A lot of experts have discussed MiFID; law firms, experts, professionals have all discussed the big principle behind MiFID. Very few have discussed practicalities and the implication of becoming MiFID compliant; probably because the final Instruments were published by the FSA only a few weeks ago. In the meantime a few myths and a few dangerous claims have appeared in financial markets around Europe.

Myth number 1: Best execution in MiFID only refers to equity. In a survey of compliance officers of London based brokers, hedge funds and commodity traders, over 60% have implied that MiFID does not really affect them because they do not trade in equity. Well, Annex 1, section C of MiFID lists the financial instruments under MiFID[1] and they cover far more than equity. Now, within the boundary of reasonability, each instrument traded needs a best execution policy that has to be regularly updated and shared with clients. It could be argued that there must be policies for retail clients and policies for professional clients. OTC products do not escape that completely, since they are unique and taylor made they may require agreement with the client as far as execution policy is concerned. Now best execution under MiFID means more than just best value, it also means lowest costs, likelihood of execution and settlement, and any other relevant factor that may influence the execution of the order. Financial instrument traded in regulated markets and or in Multi-lateral Trading Facilities (MTF) will require listing venues regularly used and why and that list will have to be regularly updated (and shared with clients).

Myth number 2: Clients will have to be classified in each instrument, this is partly correct but in practical terms it will be far simpler for a company, especially smaller institutions, to reach a common classification for clients.

Myth number 3: bolt-on solutions. A lot of MiFID compliance requirements involve process and procedures. In many ways, these represent some of the features that allow a business to differentiate from the competition. The FSA in his translation of the EU rules has increased the emphasis of process and procedure; unfortunately this negates a standard, good for all solution. Some part of MiFID could be standardised;on the other hand, trade reports are strictly related to processes and procedures that define best execution. MiFID will also have to live side by side with existing regulatory requirement. That will have an impact on reference data, how market data are sourced and used within the companies, all the trading software, and a lot more within a company.

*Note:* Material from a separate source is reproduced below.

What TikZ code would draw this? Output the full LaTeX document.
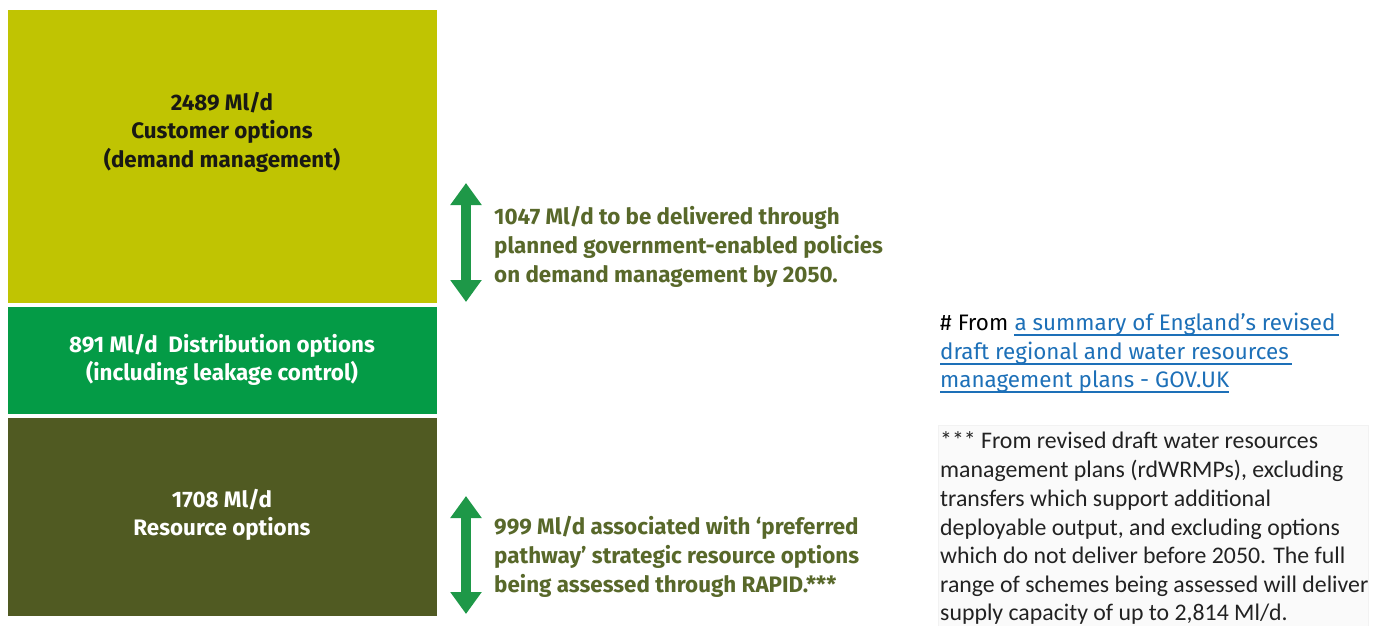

Myth number 4: Client classification is straightforward. On one hand, it is true. On the other hand, MiFID allows trading outside regulated markets, therefore an institution may conceivably find itself executing both sides of the trade. For this reason a conflict of interest policy has to be in place and… of course, shared with the client.




MiFID is not all pain. MiFID will make it easier to operate in other EEA markets, it defines the relationship between the ‘home’ regulator and the ‘host’ regulator. This is a huge contribution to the single market for financial services. MiFID will also allow institution to trade beyond the obvious regulated market in their jurisdiction, it opens up the competition between exchanges, it creates the role of Multi-lateral Trading Facilities (MTF) and ultimately will bring down the cost of trading. Exchanges (from stock exchanges to derivative markets, from commodities exchanges to FX exchanges) will loose the ability to exclusively influence the value of the financial instrument traded.

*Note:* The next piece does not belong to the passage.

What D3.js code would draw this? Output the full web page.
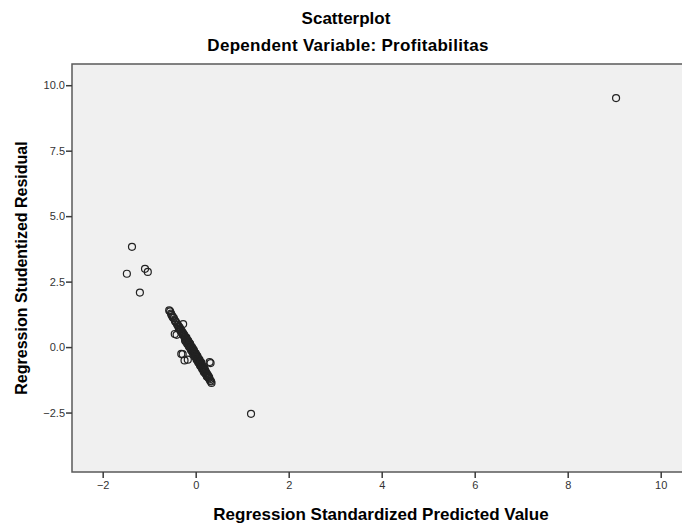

MiFID has been compared to Big Bang 2. There is too much to gain by London as a financial centre for the FSA to become flexible on November 1st. The time for practical action is now. There is little time to wait. Being compliant with MiFID will not be particularly onerous, becoming compliant will not be cheap, quick or easy.



[1] The products listed include: transferable securities, money market instruments, units in collective investment undertakings, options, futures, swaps, forward rate agreements and any other derivative contracts relating to securities, currencies interest rates or yields, derivative instruments for the transfer of credit risk, financial contract for differences, etc. etc. etc.